Neither the company, nor the food disappointed. The Italian restaurant, whose abbreviated name “F.Illi” stands for “fratelli,” or “brother” has been around for a long time, and I’ve passed it many times, but I never managed to eat there. It’s a little bit out of the way in a kind of desolate neighborhood by the waterfront, but the schlep was well worth it.

Right away, good vibes came our way along with the freebie munchies at our table, which by the way, overlooked the Hudson River. This wasn’t just a plate of olive oil and a bread basket. Noooo – it was a small plate with chunks of parmigiano cheese and another plate heaped with the best caponata I’ve ever eaten – sweet and savory at the same time and oh so delicious.

My friend Lynn, and I ordered the same first course – funghi ripiene – (actually make that a fungo not funghi – the singular for mushroom – since there was only one. But hey, you’re allowed a grammar error on the menu when the food is so good.) The roasted portobello mushroom was stuffed with crabmeat and breadcrumbs and served over whipped polenta and a shellfish sauce. A well-executed combination of flavors, textures and colors.

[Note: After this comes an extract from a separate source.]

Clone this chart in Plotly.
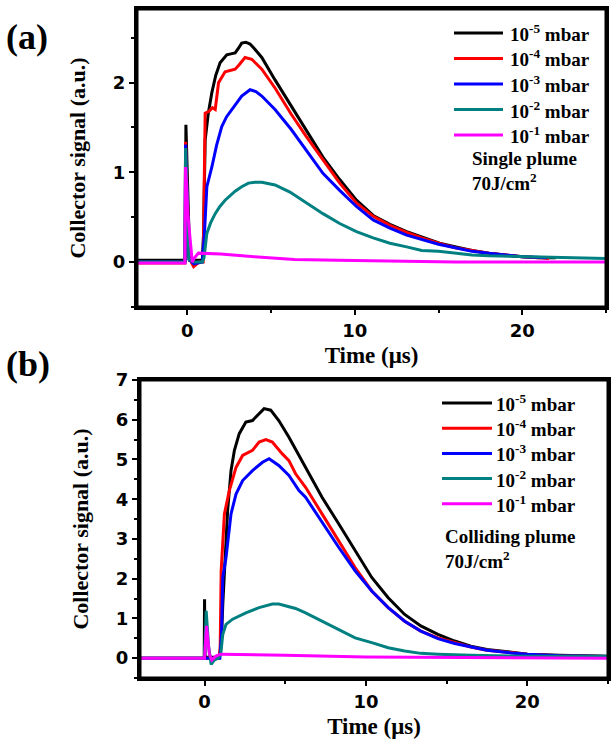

Lynn ordered strozzapreti in a duck ragout as her main course, topped with a dollop of fresh ricotta. I chose veal scalloppine in a traditional lemon, capers and parsley sauce, accompanied by mashed potatoes and stewed escarole. We were on a roll, with both dishes cooked to perfection.

The piece de resistance however, was the dessert – a “Sapori D’Autunno,” or “flavors of Fall.” If this is Fall, I want to stay there forever. Imagine a velvety pumpkin mousse resting on a slice of spiced pumpkin cake, surrounded by dribbles of butterscotch sauce, poached figs and other dried fruits. Oh, I forgot the chocolate sauce over the mousse. OK, wipe that drool off your chin.

Somebody in that kitchen really knows how to cook. And in the off-chance the chef is reading this, would you mind emailing me the recipe? Please? And maybe the caponata too? Pretty please?